O subprocurador-geral Lucas Rocha Furtado, do Ministério Público junto ao Tribunal de Contas da União (TCU), pediu à Corte de contas que suspenda o pregão eletrônico do Fundo Nacional de Desenvolvimento da Educação (FNDE), que prevê a compra de 3.850 ônibus rurais escolares com preços supostamente inflados. Como divulgado em reportagem recente sobre o caso, a licitação tem suspeita de sobrepreço de até R$ 732 milhões. O pregão eletrônico está marcado para esta terça-feira (5).
O alerta para o risco de sobrepreço partiu de instâncias de controle e da própria área técnica do fundo, vinculado ao Ministério da Educação (MEC). Documentos do FNDE indicam que o governo aceitou pagar até R$ 567,6 mil por um ônibus de 59 lugares que, segundo a área técnica do fundo, deveria custar, no máximo, R$ 361,8 mil. O edital ainda prevê a aquisição de outros modelos de ônibus, com diferentes capacidades de passageiros.
"O fato descrito é grave e envolve a possibilidade do desvio de assombrosa importância em dinheiro. Mais de R$ 730 milhões em prejuízo ao erário, que podem se converter além disso em prejuízo à democracia, a depender da destinação que, às vésperas do período eleitoral para o pleito nacional, esses recursos venham a ter, como, por exemplo, a composição do chamado 'caixa 2 de campanha'", escreveu Lucas Rocha Furtado na representação que protocolou no TCU nesta segunda-feira (4).
O pedido de suspensão será analisado pelo ministro Antonio Anastasia.
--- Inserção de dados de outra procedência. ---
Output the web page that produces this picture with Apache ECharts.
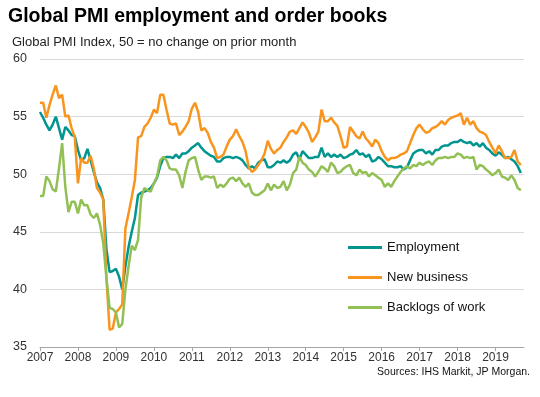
<!DOCTYPE html>
<html>
<head>
<meta charset="utf-8">
<script src="https://cdn.jsdelivr.net/npm/echarts@6/dist/echarts.min.js"></script>
<style>
  html, body { margin: 0; padding: 0; background: #fff; }
  #chart { width: 540px; height: 397px; }
</style>
</head>
<body>
<div id="chart"></div>
<script>
// monthly readings, Jan 2007 - Sep 2019
var employment = [
    55.4, 54.9, 54.3, 53.8, 54.3, 55.0, 54.0, 53.0, 54.1, 53.8, 53.4, 53.3,
    52.1, 51.2, 51.4, 52.2, 51.2, 50.2, 49.3, 48.8, 47.8, 43.5, 41.5, 41.6,
    41.8, 41.1, 40.0, 42.0, 43.7, 45.0, 46.2, 48.2, 48.4, 48.5, 48.6, 48.8,
    49.2, 49.7, 50.7, 51.4, 51.5, 51.5, 51.4, 51.7, 51.4, 51.8, 51.8, 52.0,
    52.3, 52.5, 52.7, 52.3, 52.0, 51.8, 51.6, 51.5, 51.1, 51.1, 51.4, 51.5,
    51.5, 51.4, 51.5, 51.4, 51.2, 50.8, 50.5, 50.7, 50.5, 51.0, 51.2, 51.3,
    50.6, 50.6, 50.8, 51.1, 51.0, 51.2, 51.0, 51.2, 51.7, 51.9, 51.3, 52.0,
    51.7, 51.4, 51.4, 51.5, 51.5, 52.3, 51.5, 51.8, 51.5, 51.7, 51.5, 51.7,
    51.4, 51.5, 51.7, 51.8, 52.1, 51.7, 51.8, 51.5, 51.7, 51.1, 51.2, 51.5,
    51.3, 51.0, 50.7, 50.7, 50.6, 50.6, 50.7, 50.4, 50.6, 51.2, 51.8, 52.0,
    52.1, 52.1, 51.8, 52.0, 51.7, 52.1, 52.1, 52.4, 52.5, 52.5, 52.7, 52.8,
    52.8, 53.0, 52.8, 52.7, 52.8, 52.5, 52.7, 52.4, 52.7, 52.3, 52.1, 51.8,
    51.6, 51.9, 51.7, 51.4, 51.5, 51.3, 51.1, 50.7, 50.1
];
var newBusiness = [
    56.2, 56.2, 54.9, 56.0, 56.9, 57.7, 56.6, 56.9, 55.0, 55.1, 54.0, 53.2,
    49.2, 51.4, 51.0, 51.0, 51.6, 50.5, 48.8, 48.4, 47.8, 41.0, 36.5, 36.6,
    38.0, 38.3, 38.7, 45.3, 46.6, 48.0, 49.5, 53.2, 53.3, 54.1, 54.4, 54.9,
    55.6, 55.3, 56.9, 56.9, 55.6, 54.4, 54.3, 54.4, 53.4, 53.7, 54.1, 54.6,
    55.7, 56.2, 55.4, 53.8, 54.0, 53.6, 52.8, 52.3, 51.4, 51.5, 51.7, 52.4,
    53.0, 53.3, 53.9, 53.3, 52.8, 52.0, 50.6, 50.2, 50.4, 50.8, 51.2, 51.8,
    52.9, 52.2, 51.8, 52.1, 52.3, 52.8, 53.2, 53.7, 53.8, 53.5, 54.0, 54.5,
    54.1, 53.6, 52.8, 53.2, 53.7, 55.6, 54.6, 54.6, 54.9, 54.5, 54.2, 53.3,
    52.3, 52.4, 54.1, 53.7, 53.3, 53.1, 53.7, 53.1, 52.8, 52.4, 53.0, 52.7,
    52.0, 51.5, 51.2, 51.4, 51.4, 51.5, 51.7, 51.8, 52.0, 52.7, 53.4, 54.0,
    54.3, 53.9, 53.6, 53.7, 54.0, 54.1, 54.3, 54.6, 54.3, 54.7, 54.9, 55.0,
    55.1, 55.3, 54.3, 54.9, 54.3, 54.6, 54.0, 53.7, 53.6, 53.4, 52.8, 52.3,
    51.8, 52.5, 52.0, 51.4, 51.4, 51.5, 52.1, 51.1, 50.8
];
var backlogs = [
    48.1, 48.1, 49.8, 49.4, 48.7, 48.5, 50.5, 52.7, 48.9, 46.7, 47.6, 47.6,
    46.6, 47.8, 47.3, 47.3, 46.5, 46.2, 46.6, 45.6, 44.0, 41.0, 38.4, 38.3,
    38.0, 36.7, 37.0, 40.0, 42.0, 43.8, 43.4, 44.3, 48.0, 48.8, 48.6, 48.5,
    49.2, 49.8, 51.2, 51.5, 51.2, 50.5, 50.4, 50.4, 49.9, 48.8, 50.2, 51.2,
    51.4, 51.5, 50.4, 49.5, 49.8, 49.8, 49.7, 49.8, 48.8, 49.1, 48.9, 49.2,
    49.6, 49.7, 49.4, 49.7, 49.2, 48.9, 49.2, 48.4, 48.2, 48.2, 48.4, 48.6,
    49.2, 48.6, 49.1, 48.8, 48.9, 49.4, 48.6, 49.1, 50.1, 50.4, 51.5, 51.0,
    50.8, 50.4, 50.2, 49.8, 50.2, 50.7, 50.5, 50.2, 51.0, 50.7, 50.1, 50.2,
    50.5, 50.7, 50.8, 50.1, 49.9, 50.4, 50.1, 50.2, 49.8, 50.1, 49.9, 49.7,
    49.5, 48.9, 49.2, 48.9, 49.4, 49.8, 50.2, 50.5, 50.7, 50.5, 50.8, 50.7,
    51.0, 50.8, 51.0, 51.1, 50.8, 51.2, 51.4, 51.4, 51.5, 51.4, 51.5, 51.5,
    51.8, 51.7, 51.4, 51.5, 51.4, 51.5, 50.4, 50.8, 50.7, 50.4, 50.2, 49.9,
    50.1, 50.4, 49.8, 49.7, 49.5, 49.9, 49.5, 48.8, 48.6
];
var seriesNames = ['Employment', 'New business', 'Backlogs of work'];
var seriesColors = ['#00968f', '#f7951e', '#92c054'];

// axis runs Jan 2007 .. Oct 2019, one category per month
var months = [];
for (var y = 2007; y <= 2019; y++) {
    for (var m = 1; m <= 12; m++) {
        if (y === 2019 && m > 10) break;
        months.push(y + '-' + (m < 10 ? '0' + m : m));
    }
}

var font = 'Liberation Sans, Arial, sans-serif';
var yearOnly = function (idx) { return idx % 12 === 0; };

var myChart = echarts.init(document.getElementById('chart'));

var option = {
    animation: false,
    backgroundColor: '#fff',
    title: [{
        text: 'Global PMI employment and order books',
        left: 8, top: 7, padding: 0,
        textStyle: { fontFamily: font, fontSize: 19.5, fontWeight: 'bold', color: '#000' }
    }, {
        text: 'Global PMI Index, 50 = no change on prior month',
        left: 12, top: 36, padding: 0,
        textStyle: { fontFamily: font, fontSize: 13, fontWeight: 'normal', color: '#222' }
    }, {
        text: 'Sources: IHS Markit, JP Morgan.',
        right: 10, top: 367, padding: 0,
        textStyle: { fontFamily: font, fontSize: 10.5, fontWeight: 'normal', color: '#111' }
    }],
    legend: {
        data: seriesNames,
        orient: 'vertical',
        left: 348, top: 241,
        padding: 0,
        icon: 'rect',
        itemWidth: 34,
        itemHeight: 3,
        itemGap: 17,
        textStyle: { fontFamily: font, fontSize: 13, color: '#111' }
    },
    grid: { left: 40, right: 16, top: 59, bottom: 50 },
    xAxis: {
        type: 'category',
        data: months,
        boundaryGap: false,
        axisLine: { show: true, lineStyle: { color: '#a6a6a6', width: 1 } },
        axisTick: { show: true, length: 4, interval: yearOnly, lineStyle: { color: '#a6a6a6' } },
        axisLabel: {
            interval: yearOnly,
            margin: 5,
            fontFamily: font, fontSize: 12, color: '#333',
            formatter: function (v) { return v.slice(0, 4); }
        },
        splitLine: { show: false }
    },
    yAxis: {
        type: 'value',
        min: 35, max: 60, interval: 5,
        axisLine: { show: false },
        axisTick: { show: false },
        axisLabel: { margin: 13, fontFamily: font, fontSize: 12.5, color: '#333' },
        splitLine: { show: true, lineStyle: { color: '#d9d9d9', width: 1 } }
    },
    series: [employment, newBusiness, backlogs].map(function (d, i) {
        return {
            name: seriesNames[i],
            type: 'line',
            data: d,
            symbol: 'none',
            color: seriesColors[i],
            lineStyle: { width: 2.5, color: seriesColors[i] }
        };
    })
};

myChart.setOption(option);
</script>
</body>
</html>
Segundo Furtado, as "circunstâncias já bastariam, por si, para demonstrar que a pronta intervenção do TCU se situaria entre as atuações mais importantes às quais essa Corte de Contas já se dedicou". Ele ressaltou que é preciso considerar também que "se trata de possível desvio de recursos da educação, cujo mal funcionamento por carência de recursos causa prejuízos prolongados à sociedade e de difícil reparação".
No documento, o subprocurador-geral lembra o recente escândalo de corrupção envolvendo pastores lobistas no Ministério da Educação, que, segundo vários prefeitos, teriam pedido propina em troca de liberação de recursos no ministério.
"Se já não bastasse o escândalo do favorecimento, por afinidades políticas e pessoais, de lideranças religiosas que levou à demissão do ex-ministro Milton Ribeiro, o setor de educação do governo federal é agora novamente atingido por suspeitas de descalabros administrativos, se não também morais", acrescentou Furtado.
O pedido na representação do MP junto ao TCU é para a Corte determinar "que o FNDE suspenda quaisquer tratativas e tomadas de decisões com relação ao supracitado pregão visando a aquisição de ônibus escolares destinados a atender crianças da área rural, até que o tribunal decida sobre o mérito da questão".
Ele solicitou também ao tribunal a abertura de procedimento para apuração sobre a possível "existência de sobrepreço da ordem de R$ 732 milhões no pregão eletrônico elaborado pelo FNDE para a aquisição de ônibus escolares destinados a atender crianças da área rural".
Na avaliação da Diretoria de Administração do FNDE, o valor global do pregão deveria ficar em R$ 1,3 bilhão. Mas, por decisão da Diretoria de Ações Educacionais, chefiada por Gharigam Amarante — nome ligado ao presidente nacional do PL, Valdemar Costa Neto —, o preço total foi estimado em R$ 2 bilhões. O presidente do fundo é Marcelo Ponte, que foi chefe de gabinete do atual do ministro da Casa Civil, Ciro Nogueira, no Senado.
Apesar de alertas da área técnica da Procuradoria Federal e da Controladoria-Geral da União, a respeito do possível sobrepreço, Gharigam e Ponte mandaram a licitação seguir e fizeram pequenos ajustes que praticamente não alteraram o preço dos ônibus.